How Plural Simplifies Context Management

Plural provides a unified platform that treats your clusters as a single fleet, abstracting away the need to manually manage individual kubeconfig files. Instead of juggling contexts on your local machine, you interact with all your clusters through a single pane of glass. The embedded Kubernetes dashboard gives you a secure, SSO-integrated way to troubleshoot and observe workloads without ever needing to run kubectl config use-context. This approach eliminates configuration drift between team members and ensures everyone is working with the same consistent view of the infrastructure, which is essential for effective collaboration and reducing operational errors.

Centralize Security and Access Control

Beyond convenience, Plural’s approach fundamentally improves security. It uses Kubernetes Impersonation to map actions back to your console identity, which is tied to your organization's identity provider. This means you can manage permissions centrally using familiar user and group names. You can create a single RBAC policy and use a Global Service to sync it across your entire fleet, ensuring consistent access control everywhere. This eliminates the security risks of passing around admin-level kubeconfig files and provides a clear, auditable trail for all cluster interactions, simplifying compliance and governance.

Related Articles

• Top Kubernetes Management Tools to Simplify K8s
• Your Guide to Kubernetes Cluster Management
• Kubernetes Terminology: A 2023 Guide

Frequently Asked Questions

What's the biggest risk of managing contexts manually, and how can I avoid it? The most significant risk is accidentally running a command in the wrong environment, such as applying a development configuration to your production cluster. To prevent this, adopt a strict naming convention that clearly identifies the environment, project, and region in the context name. You can also use shell plugins that display your current context directly in your command prompt, which provides a constant visual reminder of your target environment before you execute any command.
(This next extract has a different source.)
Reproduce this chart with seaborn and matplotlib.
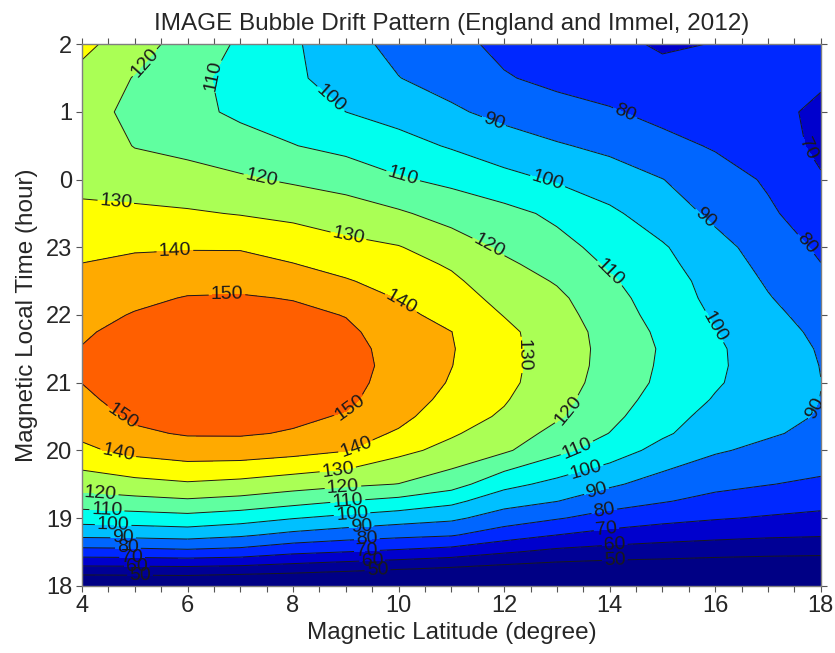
import numpy as np
import matplotlib
matplotlib.use("Agg")
import matplotlib.pyplot as plt
from matplotlib.ticker import MultipleLocator, FixedLocator, FixedFormatter
import seaborn as sns

# Magnetic latitude columns (degree)
latitude = [4, 5, 6, 7, 8, 9, 10, 11, 12, 13, 14, 15, 16, 17, 18]

# Magnetic local time rows; times after midnight continue past 24 h
local_time = [18.0, 18.25, 18.5, 18.75, 19.0, 19.25, 19.5, 20.0, 20.25, 20.5,
              20.75, 21.0, 21.25, 21.5, 21.75, 22.0, 22.25, 22.5, 22.75, 23.0,
              23.5, 24.0, 24.5, 25.0, 25.5, 26.0]

# Bubble drift speed (m/s), one list per local-time row, ordered by latitude
drift_t1800 = [38, 38.5, 38.8, 37.2, 36.5, 35.3, 33.2, 32.5, 31.4, 30, 30.2, 29.7, 30, 29.8, 29.8]
drift_t1815 = [56.9, 57.1, 57.3, 56.4, 54.7, 52.7, 50.7, 48.6, 46.4, 45, 44, 43.4, 42.5, 41.8, 41.5]
drift_t1830 = [76, 76.4, 77.5, 76.2, 72.1, 70, 68, 65.6, 61.1, 57.5, 55.8, 54.8, 53.7, 52.9, 52.4]
drift_t1845 = [92.5, 93, 94, 91.5, 87.4, 84.5, 82.5, 80.9, 74.7, 70, 66.5, 64.2, 62.7, 61.5, 60.8]
drift_t1900 = [104.5, 105.5, 106.8, 104.4, 100.5, 97.4, 94.5, 92, 85.4, 80.8, 76.3, 73.1, 70.8, 69.1, 67.6]
drift_t1915 = [115.2, 117, 118.6, 116.8, 113.5, 110, 107.2, 102.5, 94, 90.2, 84.3, 80.7, 77.2, 74.9, 73.2]
drift_t1930 = [124.3, 126.9, 128.8, 127.2, 124.4, 121.9, 119.8, 114.2, 103, 97.2, 91.5, 86.1, 82.5, 80.3, 78.2]
drift_t2000 = [138, 142.9, 145.5, 145.5, 143.5, 140.5, 132.5, 127.1, 121.5, 112.5, 105.1, 96.7, 91, 87.8, 86]
drift_t2015 = [142, 148.5, 150.8, 150.9, 149.3, 144.5, 138.8, 131.1, 125.2, 117.2, 109.8, 101.5, 94.5, 91, 87.8]
drift_t2030 = [145.5, 151.5, 153.6, 153.4, 151.7, 149.3, 142.8, 134, 128.8, 121.2, 112.6, 103.6, 97, 93, 89.3]
drift_t2045 = [148.3, 153.3, 155.8, 155.6, 153.8, 151.6, 145.4, 137, 130.8, 123, 114.6, 106, 99.3, 94.3, 89.9]
drift_t2100 = [150.1, 154.3, 157.1, 157, 155, 152.8, 146.5, 139.2, 132.4, 124.5, 116, 108, 101, 95.2, 90.1]
drift_t2115 = [150.6, 154.5, 157.5, 157.5, 155.5, 153, 147.5, 140.2, 132.8, 125.1, 116.8, 108.6, 101.5, 95.5, 89.8]
drift_t2130 = [150.3, 154, 157.1, 157.1, 155.2, 152.8, 147, 140.6, 132.7, 125.3, 117, 109, 101.4, 95.2, 89.2]
drift_t2145 = [149, 152.6, 155.8, 155.9, 154, 151.6, 146, 140.1, 132.2, 125, 116.5, 108, 100.3, 94, 88]
drift_t2200 = [147, 150.6, 153.6, 153.8, 152.1, 149.7, 142.7, 136.5, 129.7, 123.3, 115.4, 106, 99, 92.2, 86.5]
drift_t2215 = [144.8, 148, 150.5, 150.8, 149.6, 145.5, 139.5, 134, 127.3, 122, 113.3, 105.2, 97.5, 90.6, 84.3]
drift_t2230 = [142.5, 145, 146.9, 147.3, 144.7, 140.8, 136.3, 131.6, 125, 119.2, 111.2, 104.3, 96.5, 89, 82]
drift_t2245 = [140.2, 142, 143.2, 143.3, 140.3, 136.6, 133.3, 129, 121.7, 116.2, 108.8, 102.6, 94.8, 87.4, 80.2]
drift_t2300 = [137.4, 139, 139.3, 139.2, 136.2, 132.7, 130.5, 125, 118.4, 113.1, 106.8, 101, 93, 86, 78.3]
drift_t2330 = [131.9, 131.9, 131.1, 129.5, 127.6, 124.8, 121.3, 116.3, 113, 108, 101.8, 95, 88, 81.5, 74.7]
drift_t0000 = [127.5, 125.5, 123.5, 121.3, 118.7, 116.1, 111, 107.8, 103.1, 99, 94.7, 90.2, 84.6, 78.8, 71]
drift_t0030 = [126.5, 119.6, 117.5, 114.3, 110.3, 107.2, 103.5, 99.1, 94.3, 90.9, 87.8, 83.2, 79, 76, 67.5]
drift_t0100 = [125.5, 116.5, 113, 108, 105.5, 100, 96.4, 91.4, 87.3, 83.7, 81, 77, 76, 73.5, 67.5]
drift_t0130 = [126.5, 119.5, 113, 106.5, 101.8, 95.5, 90.2, 86.5, 80.8, 77.5, 75, 73, 73.5, 72.5, 71.8]
drift_t0200 = [133, 123.5, 116.5, 108.5, 101.5, 93, 87.5, 83, 77.5, 74, 72.5, 68.8, 70.3, 72.5, 75]

# Contour levels and tick labels
contour_levels = [50, 60, 70, 80, 90, 100, 110, 120, 130, 140, 150]
time_ticks = [18, 19, 20, 21, 22, 23, 24, 25, 26]
time_tick_labels = ["18", "19", "20", "21", "22", "23", "0", "1", "2"]

# Filled band colours from the slowest band to the fastest
band_colors = ["#000085", "#000096", "#0000CD", "#0028FF", "#0066FF", "#00C0FF",
               "#00FFEE", "#60FFA0", "#AAFF55", "#FFFF00", "#FFAA00", "#FF5F00"]

# Where the inline contour labels sit: (latitude, local time, level)
label_spots = [
    (5.29, 25.66, 120), (6.56, 25.5, 110), (8.57, 25.07, 100), (11.79, 24.83, 90),
    (14.29, 24.98, 80), (17.7, 24.43, 70), (7.37, 23.92, 120), (10.08, 24.04, 110),
    (12.81, 23.94, 100), (15.81, 23.44, 90), (17.65, 23.0, 80), (4.63, 23.58, 130),
    (5.76, 22.96, 140), (9.04, 23.13, 130), (11.7, 23.0, 120), (14.05, 22.66, 110),
    (16.03, 21.85, 100), (6.75, 22.26, 150), (10.08, 22.22, 140), (12.49, 21.41, 130),
    (17.86, 20.64, 90), (4.63, 20.34, 150), (9.08, 20.63, 150), (4.66, 19.86, 140),
    (9.17, 20.08, 140), (13.19, 20.6, 120), (13.38, 20.03, 110), (13.59, 19.6, 100),
    (13.78, 19.31, 90), (13.91, 19.04, 80), (13.95, 18.78, 70), (14.1, 18.53, 60),
    (14.1, 18.3, 50),
    (4.34, 19.3, 120), (4.47, 19.08, 110), (4.59, 18.88, 100), (4.78, 18.7, 90),
    (4.87, 18.55, 80), (4.95, 18.41, 70), (5.04, 18.29, 60), (5.1, 18.16, 50),
    (8.85, 19.7, 130), (8.95, 19.41, 120), (9.04, 19.22, 110), (9.12, 19.03, 100),
    (9.3, 18.86, 90), (9.4, 18.66, 80), (9.4, 18.5, 70), (9.5, 18.37, 60),
    (9.6, 18.22, 50),
]

sns.set_theme(style="ticks")
plt.rcParams["font.family"] = ["Liberation Sans", "DejaVu Sans"]

speed = np.array([
    drift_t1800, drift_t1815, drift_t1830, drift_t1845, drift_t1900, drift_t1915,
    drift_t1930, drift_t2000, drift_t2015, drift_t2030, drift_t2045, drift_t2100,
    drift_t2115, drift_t2130, drift_t2145, drift_t2200, drift_t2215, drift_t2230,
    drift_t2245, drift_t2300, drift_t2330, drift_t0000, drift_t0030, drift_t0100,
    drift_t0130, drift_t0200,
], dtype=float)
lat = np.array(latitude, dtype=float)
mlt = np.array(local_time, dtype=float)

fig = plt.figure(figsize=(8.35, 6.53), dpi=100)
ax = fig.add_axes([0.0982, 0.1031, 0.8847, 0.8291])

palette = sns.color_palette(band_colors)
fill_levels = [0] + contour_levels + [200]
ax.contourf(lat, mlt, speed, levels=fill_levels, colors=palette)

ax.set_xlim(4, 18)
ax.set_ylim(18, 26)

for lev in contour_levels:
    cs = ax.contour(lat, mlt, speed, levels=[lev], colors="k", linewidths=0.7)
    spots = [(x, y) for x, y, l in label_spots if l == lev]
    if spots:
        ax.clabel(cs, levels=[lev], manual=spots, inline=True, inline_spacing=2,
                  fontsize=14, fmt="%d", colors="k")

ax.set_title("IMAGE Bubble Drift Pattern (England and Immel, 2012)",
             fontsize=17.5, pad=10)
ax.set_xlabel("Magnetic Latitude (degree)", fontsize=17.5, labelpad=3)
ax.set_ylabel("Magnetic Local Time (hour)", fontsize=17.5, labelpad=6)

ax.xaxis.set_major_locator(MultipleLocator(2))
ax.xaxis.set_minor_locator(MultipleLocator(0.5))
ax.yaxis.set_major_locator(FixedLocator(time_ticks))
ax.yaxis.set_major_formatter(FixedFormatter(time_tick_labels))
ax.tick_params(which="both", direction="out", top=True, right=True,
               labeltop=False, labelright=False, length=4, width=0.8,
               color="#555555", labelsize=17, pad=3)
for side in ax.spines.values():
    side.set_color("#7f7f7f")
    side.set_linewidth(1.0)

fig.savefig("out.png", dpi=100)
Is it better to use one large kubeconfig file or split them into multiple files? While a single kubeconfig file works for simple setups, splitting your configurations into multiple files is a cleaner approach once you manage contexts for different projects or clients. You can use the KUBECONFIG environment variable to load several files at once, which keeps your primary config file from becoming cluttered. This separation makes it easier to manage distinct sets of credentials and prevents them from interfering with each other.

My kubectl commands are failing. How can I tell if it's a problem with my context? First, confirm you're using the intended context by running kubectl config current-context. If that's correct, inspect the context's details with kubectl config view to check for typos in the server URL or user info. If the configuration appears valid, test the connection to the cluster's API server with kubectl cluster-info. A failure at this stage usually points to a networking issue or an invalid certificate, confirming the problem lies within your context's connection parameters.

At what point do command-line tools like kubectx become insufficient for managing contexts? Tools like kubectx are great for improving individual productivity, but they don't solve the core challenges teams face at scale. Their limit is reached when you need to enforce consistent security and access policies across an entire organization. Manually distributing and rotating kubeconfig files for every engineer is insecure and doesn't scale. When you need centralized RBAC, audit trails, and a consistent way for everyone to interact with clusters, it's time to move to a platform-based solution.

How does Plural eliminate the need for manual context switching? Plural provides a unified dashboard that acts as a single pane of glass for your entire Kubernetes fleet. Instead of switching contexts on your local machine, you interact with all your clusters through a secure, SSO-integrated UI. Plural uses Kubernetes Impersonation to map your actions to your central identity, so access is governed by consistent, fleet-wide RBAC policies. This abstracts away the complexity of individual kubeconfig files, eliminating configuration drift and the security risks of manual credential management.